SYDNEY, Dec. 5 (UPI) -- A bronze figurine in an ordinary collection of bric-a-brac, initially valued at just a few hundred dollars, sold for $225,000, an Australian auction house said.
The 25-inch-tall figure of the Greek god Zeus, among a collection of mostly inexpensive reproductions, was originally priced by Kensington auction house Vickers and Hoad at $500, but turned out to be a genuine Renaissance treasure, The Sydney Morning Herald reported in its Tuesday edition.
The bronze, for which a London bidder paid $225,000 at a Sydney auction, had belonged to the late Denis Warrington-Fry, a former clerk who was a regular visitor to Sydney antique dealer showrooms who died in July at age 80, a friend said.
"He spent all his money on his collection. He never traveled to see all the old palaces and museums he loved but he had all the books," friend Geoff Northausen said. "He knew all about the things he was collecting."
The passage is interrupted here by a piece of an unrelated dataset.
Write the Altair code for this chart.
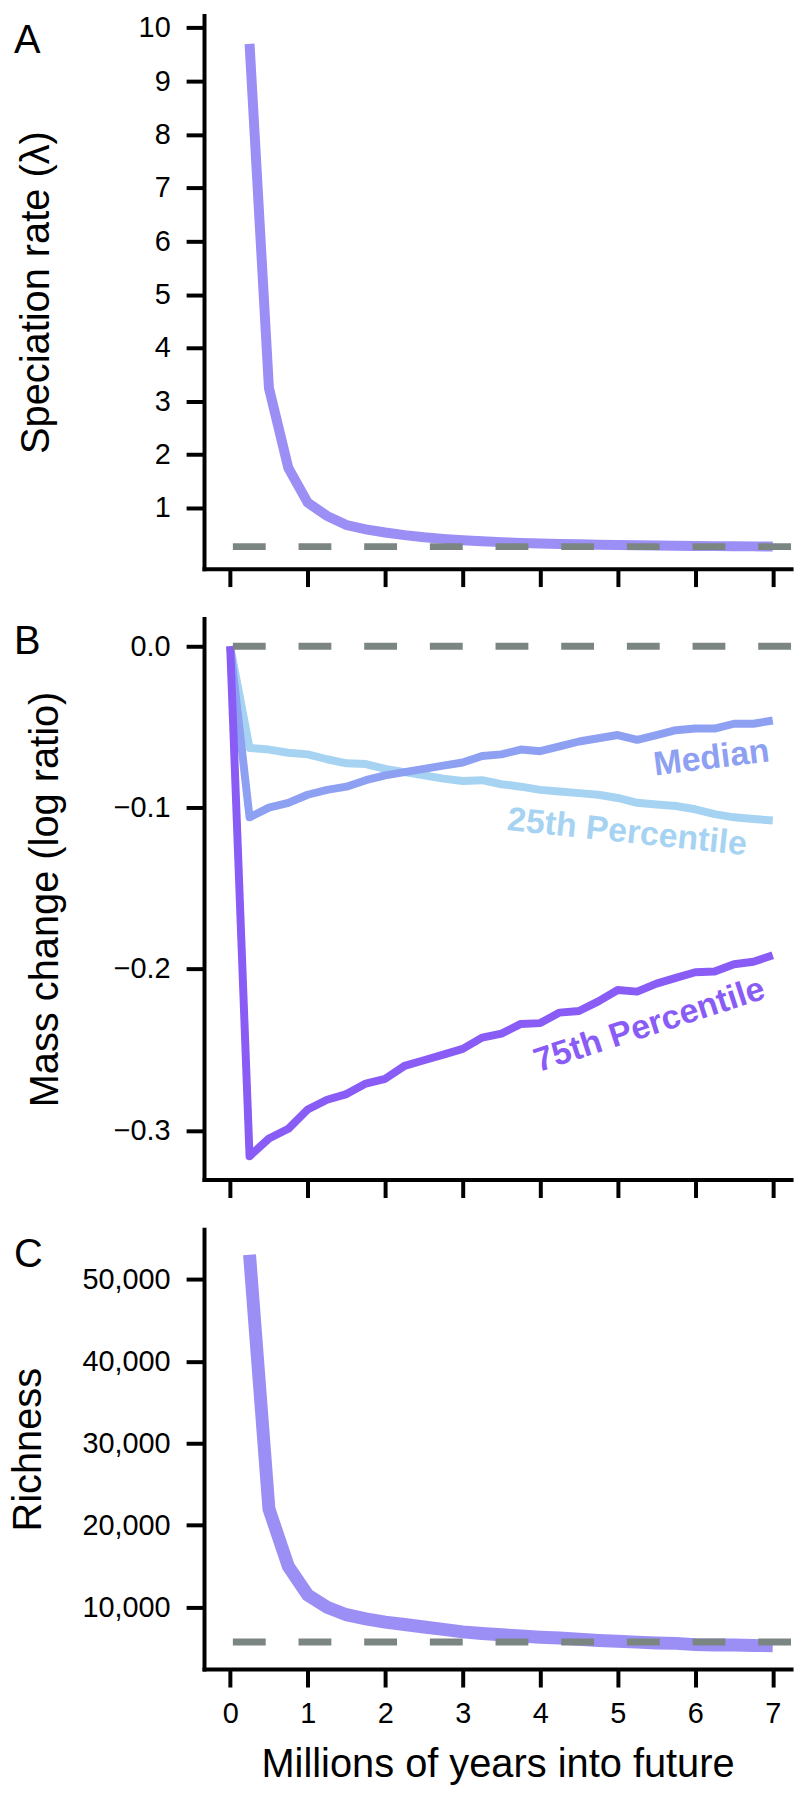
import altair as alt
import pandas as pd

FONT = "Liberation Sans, Arial, Helvetica, sans-serif"

# ---------------- data ----------------
years = [0.25, 0.5, 0.75, 1.0, 1.25, 1.5, 1.75, 2.0, 2.25, 2.5, 2.75, 3.0, 3.25, 3.5,
         3.75, 4.0, 4.25, 4.5, 4.75, 5.0, 5.25, 5.5, 5.75, 6.0, 6.25, 6.5, 6.75, 7.0]
years_b = [0.0, 0.25, 0.5, 0.75, 1.0, 1.25, 1.5, 1.75, 2.0, 2.25, 2.5, 2.75, 3.0, 3.25, 3.5,
           3.75, 4.0, 4.25, 4.5, 4.75, 5.0, 5.25, 5.5, 5.75, 6.0, 6.25, 6.5, 6.75, 7.0]

speciation = [9.7, 3.25, 1.75, 1.1, 0.85, 0.68, 0.6, 0.54, 0.49, 0.45, 0.42, 0.395, 0.375, 0.36,
              0.345, 0.335, 0.325, 0.318, 0.31, 0.305, 0.3, 0.295, 0.29, 0.288, 0.285, 0.283, 0.28, 0.278]

median = [0.0, -0.106, -0.100, -0.097, -0.092, -0.089, -0.087, -0.083, -0.080, -0.078, -0.076,
          -0.074, -0.072, -0.068, -0.067, -0.064, -0.065, -0.062, -0.059, -0.057, -0.055, -0.058,
          -0.055, -0.052, -0.051, -0.051, -0.048, -0.048, -0.046]
pct25 = [0.0, -0.063, -0.064, -0.066, -0.067, -0.070, -0.0725, -0.073, -0.076, -0.078, -0.080,
         -0.082, -0.0835, -0.083, -0.0855, -0.087, -0.089, -0.090, -0.091, -0.092, -0.094, -0.097,
         -0.098, -0.099, -0.101, -0.104, -0.106, -0.107, -0.108]
pct75 = [0.0, -0.316, -0.305, -0.299, -0.287, -0.281, -0.2775, -0.271, -0.268, -0.260, -0.2565,
         -0.253, -0.2495, -0.2425, -0.240, -0.234, -0.2335, -0.227, -0.226, -0.220, -0.213, -0.214,
         -0.209, -0.2055, -0.202, -0.2015, -0.197, -0.1955, -0.1915]

richness = [53000, 22000, 15000, 11500, 10000, 9100, 8600, 8200, 7900, 7600, 7300, 7000, 6800,
            6650, 6500, 6350, 6250, 6100, 5950, 5850, 5750, 5650, 5600, 5450, 5400, 5400, 5350, 5300]

ref_a = [0.275]
ref_b = [0.0]
ref_c = [5760]

label_text = ["Median", "25th Percentile", "75th Percentile"]
label_t = [6.21, 5.12, 5.41]
label_v = [-0.0695, -0.1155, -0.235]
label_angle = [353, 6, 342]
label_color = ["#8ea0f1", "#a6d3f2", "#8a5cf6"]

panel_letters = ["A", "B", "C"]
x_ticks = [0, 1, 2, 3, 4, 5, 6, 7]
ticks_a = [1, 2, 3, 4, 5, 6, 7, 8, 9, 10]
ticks_b = [0.0, -0.1, -0.2, -0.3]
ticks_c = [10000, 20000, 30000, 40000, 50000]

LINE_A = "#9b8ef5"
DASH = "#7b8683"

# ---------------- scales & axes ----------------
x_scale = alt.Scale(domain=[-0.3376, 7.236], nice=False, zero=False)
ys_a = alt.Scale(domain=[-0.138, 10.233], nice=False, zero=False)
ys_b = alt.Scale(domain=[-0.33046, 0.01726], nice=False, zero=False)
ys_c = alt.Scale(domain=[2460, 56100], nice=False, zero=False)

x_axis_plain = alt.Axis(values=x_ticks, labels=False, title=None)
x_axis_lab = alt.Axis(values=x_ticks, format="d", title="Millions of years into future",
                      titleY=108, titleBaseline="alphabetic", labelPadding=13, labelFlush=False)

ax_a = alt.Axis(values=ticks_a, format="d", title="Speciation rate (λ)", titleX=-156,
                titleAngle=270, titleBaseline="alphabetic")
ax_b = alt.Axis(values=ticks_b, format=".1f", title="Mass change (log ratio)", titleX=-147,
                titleAngle=270, titleBaseline="alphabetic")
ax_c = alt.Axis(values=ticks_c, format=",d", title="Richness", titleX=-164,
                titleAngle=270, titleBaseline="alphabetic")


def letter(ch, ybase):
    return alt.Chart(pd.DataFrame({"letter": [ch]})).mark_text(
        align="left", baseline="alphabetic", fontSize=40, font=FONT, color="black"
    ).encode(text="letter:N", x=alt.value(-191), y=alt.value(ybase))


# ---------------- panel A ----------------
df_a = pd.DataFrame({"t": years, "y": speciation})
line_a = alt.Chart(df_a).mark_line(color=LINE_A, strokeWidth=10, strokeCap="butt").encode(
    x=alt.X("t:Q", scale=x_scale, axis=x_axis_plain),
    y=alt.Y("y:Q", scale=ys_a, axis=ax_a),
)
rule_a = alt.Chart(pd.DataFrame({"y": ref_a})).mark_rule(
    color=DASH, strokeWidth=7, strokeDash=[33, 33]
).encode(y=alt.Y("y:Q", scale=ys_a, axis=ax_a))
panel_a = alt.layer(line_a, rule_a, letter(panel_letters[0], 38)).properties(width=590, height=556)

# ---------------- panel B ----------------
def b_line(values, color):
    df = pd.DataFrame({"t": years_b, "y": values})
    return alt.Chart(df).mark_line(color=color, strokeWidth=8, strokeJoin="round").encode(
        x=alt.X("t:Q", scale=x_scale, axis=x_axis_plain),
        y=alt.Y("y:Q", scale=ys_b, axis=ax_b),
    )

lines_b = [b_line(pct25, label_color[1]), b_line(median, label_color[0]), b_line(pct75, label_color[2])]
rule_b = alt.Chart(pd.DataFrame({"y": ref_b})).mark_rule(
    color=DASH, strokeWidth=7, strokeDash=[33, 33]
).encode(y=alt.Y("y:Q", scale=ys_b, axis=ax_b))

texts_b = []
for i in range(3):
    dfl = pd.DataFrame({"t": [label_t[i]], "y": [label_v[i]], "lab": [label_text[i]]})
    texts_b.append(
        alt.Chart(dfl).mark_text(
            font=FONT, fontSize=34, fontWeight="bold", color=label_color[i],
            angle=label_angle[i], align="center", baseline="middle"
        ).encode(
            x=alt.X("t:Q", scale=x_scale, axis=x_axis_plain),
            y=alt.Y("y:Q", scale=ys_b, axis=ax_b),
            text="lab:N",
        )
    )

panel_b = alt.layer(*lines_b, rule_b, *texts_b, letter(panel_letters[1], 36)).properties(
    width=590, height=564)

# ---------------- panel C ----------------
df_c = pd.DataFrame({"t": years, "y": richness})
line_c = alt.Chart(df_c).mark_line(color=LINE_A, strokeWidth=13, strokeCap="butt").encode(
    x=alt.X("t:Q", scale=x_scale, axis=x_axis_lab),
    y=alt.Y("y:Q", scale=ys_c, axis=ax_c),
)
rule_c = alt.Chart(pd.DataFrame({"y": ref_c})).mark_rule(
    color=DASH, strokeWidth=7, strokeDash=[33, 33]
).encode(y=alt.Y("y:Q", scale=ys_c, axis=ax_c))
panel_c = alt.layer(line_c, rule_c, letter(panel_letters[2], 38)).properties(width=590, height=442)

chart = alt.vconcat(panel_a, panel_b, panel_c, spacing=28).properties(
    padding=0, background="white"
).configure_axis(
    domainColor="black", domainWidth=4, domainCap="square",
    tickColor="black", tickWidth=4, tickSize=18,
    labelFont=FONT, labelFontSize=29, labelColor="black", labelPadding=16,
    titleFont=FONT, titleFontSize=40, titleFontWeight="normal", titleColor="black",
    grid=False,
).configure_view(stroke="transparent")

chart.save("out.html", embed_options={"renderer": "svg", "actions": False})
Northausen said while his late friend focused on growing his antiques collection, the house around him deteriorated.
"There were problems with the house," Northausen said. "'It had white ants in the floor [but] he didn't have the money to have it repaired. It's hard to imagine what he might have done with the money had he known [the figurine] was worth this much."
When all of the Warrington-Fry estate is sold, the three beneficiaries will be a caregiver, a neighbor and his 65-year-old niece, Keryn Dibble.